Imagining more playful and joyful collaborative learning: The Center for Design Thinking hosts ‘Imagine That!’ | Today at Elon | Elon University

Imagining more playful and joyful collaborative learning: The Center for Design Thinking hosts ‘Imagine That!’

The Center for Design Thinking and Elon parent Scott Duncan present "Imagine That!," a game to help catalyze student motivation towards team- and challenge-based learning.

How might we catalyze student motivation towards team- and challenge-based learning?

This is a question that consistently plagues teachers. Elon parent Scott Duncan and the Center for Design Thinking have designed an answer. It’s called “Imagine That!” – an engaging team-building and communication-enhancing class activity structured as a classic game show.

Class playing Imagine That! game show.

As a customizable activity, Imagine That! puts students into a fun, energetic environment in which they design interventions into real issues of central importance to their course.

On Friday, Feb. 18, Scott led a session at Elon’s Center for Design Thinking for over a dozen students.

Central to any team-based process, the game show begins with naming one’s team and cultivating a vision. Team names were “Mind Benders,” “Grapefruit Unicorn” and “Imaginative Innovators” and each team launched prototypes designed to thwart Mind Block Mouse and empower problem-solving capacities for all students.

Then the game really began. Over the course of an hour, students were prompted with a rather unconventional way of formulating ideas for how to improve their overall productivity at the Center for Design Thinking.

The challenge guiding their visioning? Design a superhero to catalyze playful idea generation and exploration for students across campus.

Student participating in the Imagine That! game.

Each group was given just eight minutes to generate ideas for this ideal superhero’s abilities, features, backstory, potential villains and sidekicks amongst other traits.
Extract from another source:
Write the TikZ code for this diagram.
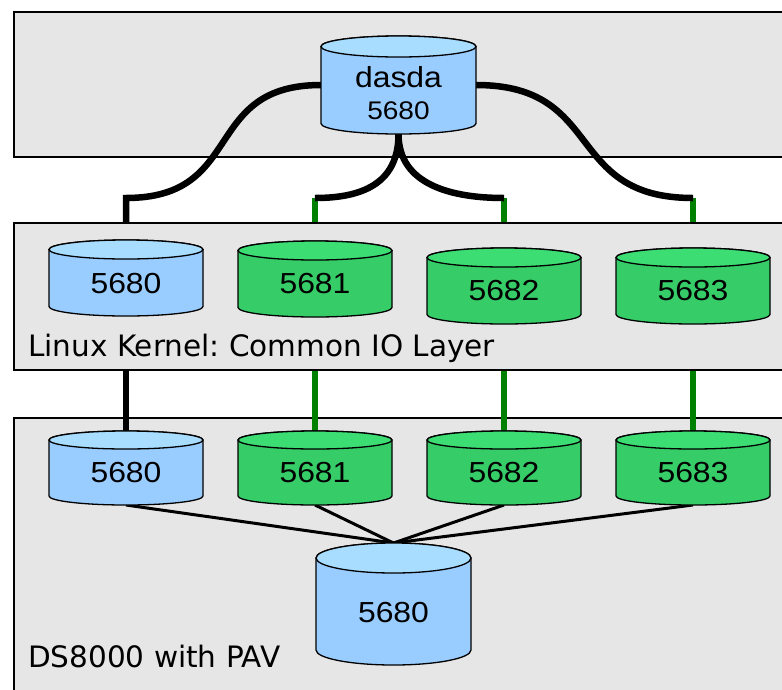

With just eight short minutes of idea generation, the results were astounding. Each of the three groups came up with a Design Thinking superhero possessing unique traits and abilities. What was most interesting, however, was the overlap between the three teams’ superheroes.

The one commonality between all three superheroes was the quality of being ever-and-fully-present. During post-game reflection, students noted that in an ideal world, we are all able to truly be there for one another and lead with both courage and empathy.

A second common superhero ability focused on the skill of seeking to understand, instead of leaping to solutions for others. Students noted the need to ask questions and provide methods from which others can explore and solve their own problems.

Student drawing the created superhero for their group during the Imagine That! game.

Imagine That! is a fun way to reinforce a critical concept that real-world problem solving doesn’t always have to start off with supposedly “legitimate” solutions. Tapping into the creative and other-worldly side of problem-solving is an extremely effective way to generate ideas subconsciously for a problem you may actually deal with.

In this case, the Center for Design Thinking designed three superheroes that could essentially solve all of the tasks and issues they face in their work as Design Thinking Catalysts. In further reflection, students took the other-worldly ideas and applied them to their day-to-day lives in the center and at Elon, thinking about what parts of these superpowers are attainable in the here and now.

As a design thinking enthusiast, former screenwriter, non-profit board leader and business consultant, Duncan has offered these opportunities to businesses, nonprofits and college students in this interactive and unique approach to improving effectiveness and fostering innovation. Duncan tailors the creative challenges to the needs of the participants, so every session is unique. But one thing remains constant, Imagine That! makes learning fun!